►
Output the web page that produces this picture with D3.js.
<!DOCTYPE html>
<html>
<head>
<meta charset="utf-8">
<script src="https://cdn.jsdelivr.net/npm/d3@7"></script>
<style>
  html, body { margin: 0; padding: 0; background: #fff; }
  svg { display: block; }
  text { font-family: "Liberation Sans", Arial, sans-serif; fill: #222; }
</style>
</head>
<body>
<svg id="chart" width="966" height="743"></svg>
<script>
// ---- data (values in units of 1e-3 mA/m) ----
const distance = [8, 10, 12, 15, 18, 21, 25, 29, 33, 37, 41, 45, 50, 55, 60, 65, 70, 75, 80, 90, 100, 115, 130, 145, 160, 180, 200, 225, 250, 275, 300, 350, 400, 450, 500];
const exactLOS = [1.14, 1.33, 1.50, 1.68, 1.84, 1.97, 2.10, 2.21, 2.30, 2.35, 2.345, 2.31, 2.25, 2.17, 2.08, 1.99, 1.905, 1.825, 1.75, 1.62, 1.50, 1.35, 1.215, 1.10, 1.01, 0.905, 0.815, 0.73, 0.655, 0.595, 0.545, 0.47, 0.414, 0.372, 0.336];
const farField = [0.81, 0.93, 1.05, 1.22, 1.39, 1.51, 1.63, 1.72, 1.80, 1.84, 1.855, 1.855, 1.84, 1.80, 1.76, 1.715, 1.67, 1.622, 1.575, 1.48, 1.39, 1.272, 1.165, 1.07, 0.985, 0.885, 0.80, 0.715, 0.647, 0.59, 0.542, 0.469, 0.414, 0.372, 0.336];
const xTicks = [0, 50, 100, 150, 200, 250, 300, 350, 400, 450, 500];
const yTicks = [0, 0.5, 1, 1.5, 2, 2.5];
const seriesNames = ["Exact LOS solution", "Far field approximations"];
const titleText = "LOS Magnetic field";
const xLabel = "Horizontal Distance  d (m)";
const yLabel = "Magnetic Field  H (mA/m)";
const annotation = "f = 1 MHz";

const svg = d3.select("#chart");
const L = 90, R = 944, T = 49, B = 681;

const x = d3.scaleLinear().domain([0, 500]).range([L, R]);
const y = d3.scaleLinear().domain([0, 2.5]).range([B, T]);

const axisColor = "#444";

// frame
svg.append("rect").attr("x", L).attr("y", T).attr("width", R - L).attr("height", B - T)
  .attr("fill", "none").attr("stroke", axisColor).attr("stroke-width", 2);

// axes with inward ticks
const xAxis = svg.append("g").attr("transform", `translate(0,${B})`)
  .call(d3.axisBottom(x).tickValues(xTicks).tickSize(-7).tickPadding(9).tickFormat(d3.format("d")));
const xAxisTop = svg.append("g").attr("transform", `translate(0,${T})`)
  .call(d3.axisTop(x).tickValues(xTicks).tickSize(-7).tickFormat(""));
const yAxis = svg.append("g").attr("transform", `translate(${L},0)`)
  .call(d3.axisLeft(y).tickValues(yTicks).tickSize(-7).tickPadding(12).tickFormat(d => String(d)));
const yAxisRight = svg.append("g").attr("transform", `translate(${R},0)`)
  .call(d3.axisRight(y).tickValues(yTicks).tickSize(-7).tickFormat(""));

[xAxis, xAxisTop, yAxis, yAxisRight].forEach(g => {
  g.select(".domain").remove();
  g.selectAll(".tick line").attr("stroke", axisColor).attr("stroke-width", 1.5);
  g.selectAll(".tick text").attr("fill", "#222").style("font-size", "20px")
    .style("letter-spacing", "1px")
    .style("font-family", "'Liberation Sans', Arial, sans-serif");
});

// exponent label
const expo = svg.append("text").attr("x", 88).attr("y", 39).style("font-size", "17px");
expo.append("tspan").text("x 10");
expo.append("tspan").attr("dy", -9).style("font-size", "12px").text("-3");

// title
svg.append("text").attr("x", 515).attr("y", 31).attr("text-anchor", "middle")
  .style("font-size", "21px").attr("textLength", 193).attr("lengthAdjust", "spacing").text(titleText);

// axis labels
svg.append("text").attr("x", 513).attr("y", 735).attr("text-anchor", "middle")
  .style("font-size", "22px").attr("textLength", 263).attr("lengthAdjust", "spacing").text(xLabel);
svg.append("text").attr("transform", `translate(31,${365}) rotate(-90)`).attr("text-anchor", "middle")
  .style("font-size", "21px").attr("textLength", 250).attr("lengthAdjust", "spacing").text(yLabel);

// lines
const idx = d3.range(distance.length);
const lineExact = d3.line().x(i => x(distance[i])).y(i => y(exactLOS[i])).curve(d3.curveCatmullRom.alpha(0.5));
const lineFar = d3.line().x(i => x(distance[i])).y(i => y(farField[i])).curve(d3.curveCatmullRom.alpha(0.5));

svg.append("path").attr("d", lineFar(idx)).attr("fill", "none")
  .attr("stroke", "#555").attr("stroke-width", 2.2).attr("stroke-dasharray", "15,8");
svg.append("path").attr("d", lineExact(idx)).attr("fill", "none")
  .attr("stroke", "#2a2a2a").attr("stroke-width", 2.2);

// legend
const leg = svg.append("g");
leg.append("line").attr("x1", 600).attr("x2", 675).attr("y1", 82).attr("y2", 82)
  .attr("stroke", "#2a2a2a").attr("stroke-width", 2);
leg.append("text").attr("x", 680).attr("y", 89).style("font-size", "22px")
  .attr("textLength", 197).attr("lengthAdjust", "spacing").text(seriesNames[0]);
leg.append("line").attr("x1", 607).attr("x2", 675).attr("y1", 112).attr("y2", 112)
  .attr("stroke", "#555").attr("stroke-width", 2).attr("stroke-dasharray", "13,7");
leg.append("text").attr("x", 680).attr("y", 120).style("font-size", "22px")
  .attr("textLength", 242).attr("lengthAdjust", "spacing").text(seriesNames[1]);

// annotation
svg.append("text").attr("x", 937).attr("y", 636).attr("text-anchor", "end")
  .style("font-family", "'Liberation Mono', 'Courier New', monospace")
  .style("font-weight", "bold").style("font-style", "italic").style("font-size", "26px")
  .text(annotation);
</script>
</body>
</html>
◄
►
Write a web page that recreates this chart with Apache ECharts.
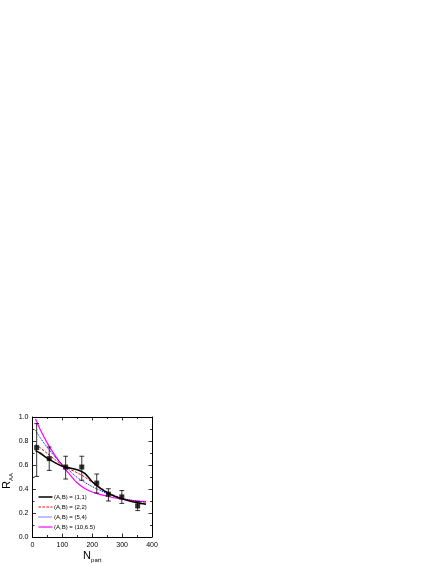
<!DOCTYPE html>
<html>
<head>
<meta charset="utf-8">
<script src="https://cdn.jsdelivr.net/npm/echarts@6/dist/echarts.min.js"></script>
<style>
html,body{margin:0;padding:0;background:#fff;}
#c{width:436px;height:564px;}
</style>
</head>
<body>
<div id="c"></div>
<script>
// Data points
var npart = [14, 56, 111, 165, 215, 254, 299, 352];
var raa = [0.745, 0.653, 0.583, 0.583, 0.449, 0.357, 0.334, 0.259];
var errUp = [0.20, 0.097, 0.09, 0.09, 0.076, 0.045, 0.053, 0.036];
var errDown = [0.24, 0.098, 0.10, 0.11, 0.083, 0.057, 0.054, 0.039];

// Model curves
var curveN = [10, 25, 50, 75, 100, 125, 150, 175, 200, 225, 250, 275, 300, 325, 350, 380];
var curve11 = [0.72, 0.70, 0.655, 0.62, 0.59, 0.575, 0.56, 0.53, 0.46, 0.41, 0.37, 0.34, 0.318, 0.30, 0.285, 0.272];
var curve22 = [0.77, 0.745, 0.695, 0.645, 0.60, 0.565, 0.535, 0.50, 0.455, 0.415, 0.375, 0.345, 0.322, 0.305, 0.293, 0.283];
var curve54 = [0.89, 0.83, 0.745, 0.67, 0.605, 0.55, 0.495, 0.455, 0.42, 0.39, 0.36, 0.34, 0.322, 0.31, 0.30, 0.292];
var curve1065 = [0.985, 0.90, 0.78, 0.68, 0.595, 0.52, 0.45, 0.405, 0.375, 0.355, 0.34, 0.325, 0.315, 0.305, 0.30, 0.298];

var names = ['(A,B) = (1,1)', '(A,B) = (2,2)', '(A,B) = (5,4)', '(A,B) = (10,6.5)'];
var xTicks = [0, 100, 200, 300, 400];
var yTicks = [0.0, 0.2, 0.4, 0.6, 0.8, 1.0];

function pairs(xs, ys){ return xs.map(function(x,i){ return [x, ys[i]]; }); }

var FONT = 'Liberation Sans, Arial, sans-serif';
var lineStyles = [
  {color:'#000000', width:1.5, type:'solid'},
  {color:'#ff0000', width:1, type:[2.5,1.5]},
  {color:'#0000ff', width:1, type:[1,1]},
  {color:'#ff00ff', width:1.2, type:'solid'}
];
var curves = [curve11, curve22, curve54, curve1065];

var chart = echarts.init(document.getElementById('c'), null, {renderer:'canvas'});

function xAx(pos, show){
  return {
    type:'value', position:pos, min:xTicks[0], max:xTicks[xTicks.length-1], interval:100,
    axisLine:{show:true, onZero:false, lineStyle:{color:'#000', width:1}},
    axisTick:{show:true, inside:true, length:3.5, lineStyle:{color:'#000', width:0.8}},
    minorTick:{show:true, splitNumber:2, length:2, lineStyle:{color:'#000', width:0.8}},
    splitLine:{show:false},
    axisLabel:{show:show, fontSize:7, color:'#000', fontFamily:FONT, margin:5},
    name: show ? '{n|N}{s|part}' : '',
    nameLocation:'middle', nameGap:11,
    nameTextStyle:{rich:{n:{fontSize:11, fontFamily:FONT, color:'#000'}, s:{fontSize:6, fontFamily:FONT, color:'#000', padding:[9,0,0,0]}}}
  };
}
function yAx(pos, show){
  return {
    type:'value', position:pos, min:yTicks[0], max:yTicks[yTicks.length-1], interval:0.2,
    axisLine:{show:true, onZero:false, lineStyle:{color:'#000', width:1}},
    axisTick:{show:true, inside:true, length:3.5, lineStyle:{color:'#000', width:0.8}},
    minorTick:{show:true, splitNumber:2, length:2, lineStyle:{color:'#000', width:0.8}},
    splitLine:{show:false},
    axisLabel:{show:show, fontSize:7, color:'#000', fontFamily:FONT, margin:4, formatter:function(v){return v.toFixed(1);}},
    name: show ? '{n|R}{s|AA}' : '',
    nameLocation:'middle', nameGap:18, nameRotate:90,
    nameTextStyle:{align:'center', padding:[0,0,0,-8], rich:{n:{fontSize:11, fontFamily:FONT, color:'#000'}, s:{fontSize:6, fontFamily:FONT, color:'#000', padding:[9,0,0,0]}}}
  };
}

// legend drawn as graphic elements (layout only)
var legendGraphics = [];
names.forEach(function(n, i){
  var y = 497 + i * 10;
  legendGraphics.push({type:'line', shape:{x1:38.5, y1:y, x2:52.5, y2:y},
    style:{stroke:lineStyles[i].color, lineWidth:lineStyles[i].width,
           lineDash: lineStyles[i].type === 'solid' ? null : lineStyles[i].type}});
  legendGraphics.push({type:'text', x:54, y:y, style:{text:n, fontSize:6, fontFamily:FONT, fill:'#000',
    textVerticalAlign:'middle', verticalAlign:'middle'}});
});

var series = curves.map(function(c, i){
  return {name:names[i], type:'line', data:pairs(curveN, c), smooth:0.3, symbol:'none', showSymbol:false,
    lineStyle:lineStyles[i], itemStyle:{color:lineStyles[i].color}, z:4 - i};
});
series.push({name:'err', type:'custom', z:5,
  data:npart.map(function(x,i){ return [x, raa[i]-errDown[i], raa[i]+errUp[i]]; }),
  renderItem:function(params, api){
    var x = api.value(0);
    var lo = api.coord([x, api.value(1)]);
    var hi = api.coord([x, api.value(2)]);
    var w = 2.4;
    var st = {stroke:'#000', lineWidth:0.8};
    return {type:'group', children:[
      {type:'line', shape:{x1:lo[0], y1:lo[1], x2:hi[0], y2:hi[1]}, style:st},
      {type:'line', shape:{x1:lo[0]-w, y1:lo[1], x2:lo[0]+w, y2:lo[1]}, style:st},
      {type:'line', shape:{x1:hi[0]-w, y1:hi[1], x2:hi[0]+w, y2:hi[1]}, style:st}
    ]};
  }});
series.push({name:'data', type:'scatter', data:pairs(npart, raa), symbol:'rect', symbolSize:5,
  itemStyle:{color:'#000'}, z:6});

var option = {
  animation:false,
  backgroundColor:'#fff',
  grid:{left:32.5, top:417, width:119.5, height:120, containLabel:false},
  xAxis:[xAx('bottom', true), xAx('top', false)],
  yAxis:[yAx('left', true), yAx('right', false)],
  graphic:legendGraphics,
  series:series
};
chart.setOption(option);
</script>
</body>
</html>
◄
Task brief
Where a line holds "this", copy that line.

Answer to the task
Output the web page that produces this picture with D3.js.
Write a web page that recreates this chart with Apache ECharts.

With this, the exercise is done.